→ Requirements
Retype only the lines from the one containing "Reproduce this chart" through the one containing "import pandas as pd", both included, word for word. Pictures stay out of the copy.

→ Task data
* Start *

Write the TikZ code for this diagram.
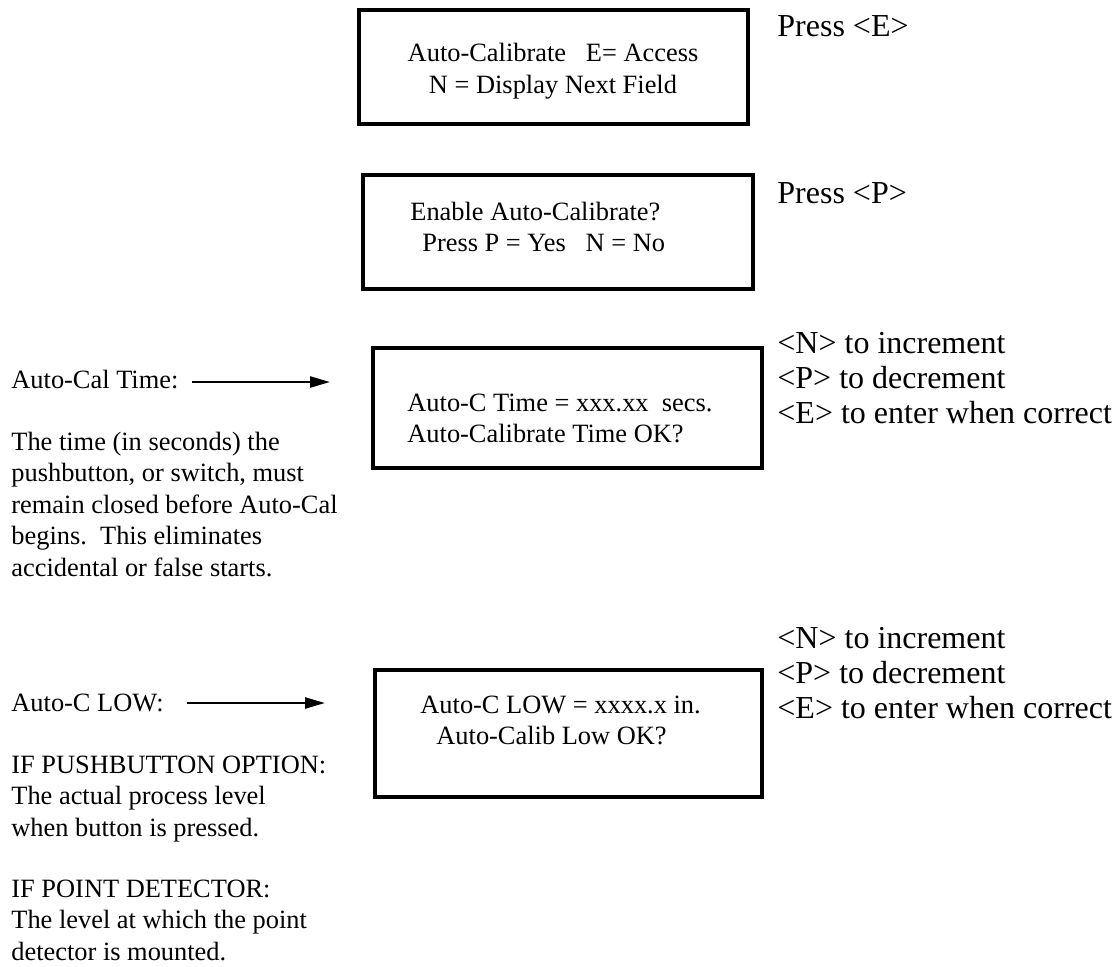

* End *
* Start *

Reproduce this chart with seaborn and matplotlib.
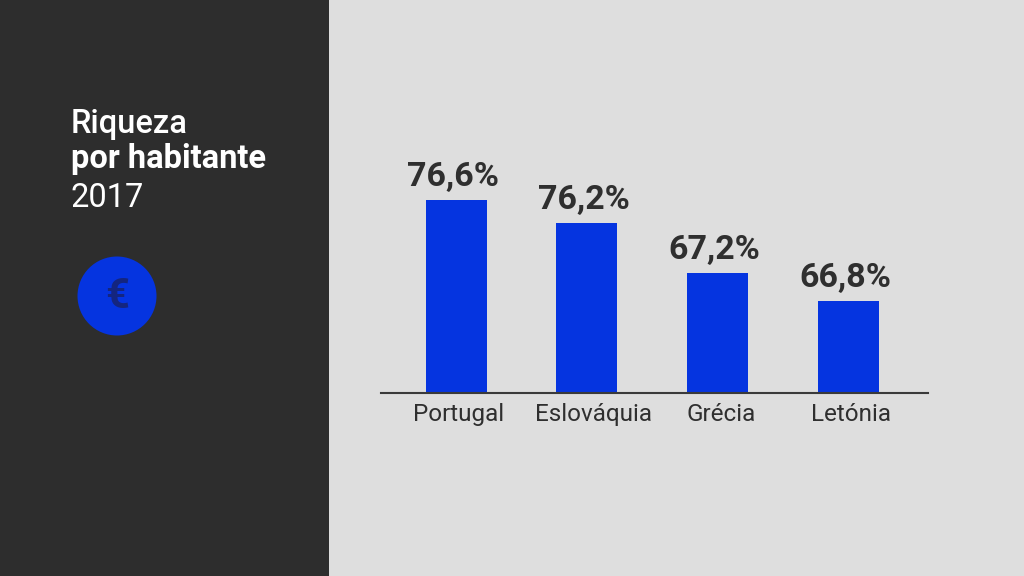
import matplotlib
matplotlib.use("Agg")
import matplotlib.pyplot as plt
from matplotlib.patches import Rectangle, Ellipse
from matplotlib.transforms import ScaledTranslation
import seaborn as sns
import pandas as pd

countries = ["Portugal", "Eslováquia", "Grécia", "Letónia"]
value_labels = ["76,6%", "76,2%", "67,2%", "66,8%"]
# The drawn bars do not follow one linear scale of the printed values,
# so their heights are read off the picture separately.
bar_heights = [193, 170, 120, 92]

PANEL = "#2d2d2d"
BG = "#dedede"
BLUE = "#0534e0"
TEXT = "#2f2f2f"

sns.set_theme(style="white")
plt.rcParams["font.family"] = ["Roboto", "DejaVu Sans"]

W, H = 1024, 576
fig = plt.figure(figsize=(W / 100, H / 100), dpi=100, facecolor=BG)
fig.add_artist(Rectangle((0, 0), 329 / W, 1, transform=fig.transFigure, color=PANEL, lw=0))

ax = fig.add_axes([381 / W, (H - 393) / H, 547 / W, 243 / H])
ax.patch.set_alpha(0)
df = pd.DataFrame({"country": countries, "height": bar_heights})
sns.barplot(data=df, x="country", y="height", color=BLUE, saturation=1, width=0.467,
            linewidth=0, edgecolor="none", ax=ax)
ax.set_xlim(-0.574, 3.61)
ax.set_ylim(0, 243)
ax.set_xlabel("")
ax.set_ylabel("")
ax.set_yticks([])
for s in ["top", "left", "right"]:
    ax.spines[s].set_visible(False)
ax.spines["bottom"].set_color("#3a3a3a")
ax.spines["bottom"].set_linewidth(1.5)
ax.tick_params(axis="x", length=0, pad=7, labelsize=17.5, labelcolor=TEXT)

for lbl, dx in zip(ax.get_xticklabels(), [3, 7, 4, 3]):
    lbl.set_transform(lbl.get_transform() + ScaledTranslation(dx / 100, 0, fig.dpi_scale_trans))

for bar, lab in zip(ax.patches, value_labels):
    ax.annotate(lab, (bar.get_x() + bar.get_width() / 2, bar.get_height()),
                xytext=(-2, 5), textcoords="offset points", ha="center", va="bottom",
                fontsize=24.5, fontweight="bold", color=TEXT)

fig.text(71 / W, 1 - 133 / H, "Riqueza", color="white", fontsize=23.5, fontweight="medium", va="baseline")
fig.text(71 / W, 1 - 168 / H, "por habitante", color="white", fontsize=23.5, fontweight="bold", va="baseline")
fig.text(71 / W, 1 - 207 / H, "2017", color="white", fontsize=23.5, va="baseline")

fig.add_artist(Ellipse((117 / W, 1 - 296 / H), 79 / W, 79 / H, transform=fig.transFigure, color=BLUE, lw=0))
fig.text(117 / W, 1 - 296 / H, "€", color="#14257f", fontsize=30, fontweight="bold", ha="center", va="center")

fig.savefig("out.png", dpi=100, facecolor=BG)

* End *

→ Expected output
Reproduce this chart with seaborn and matplotlib.
import matplotlib
matplotlib.use("Agg")
import matplotlib.pyplot as plt
from matplotlib.patches import Rectangle, Ellipse
from matplotlib.transforms import ScaledTranslation
import seaborn as sns
import pandas as pd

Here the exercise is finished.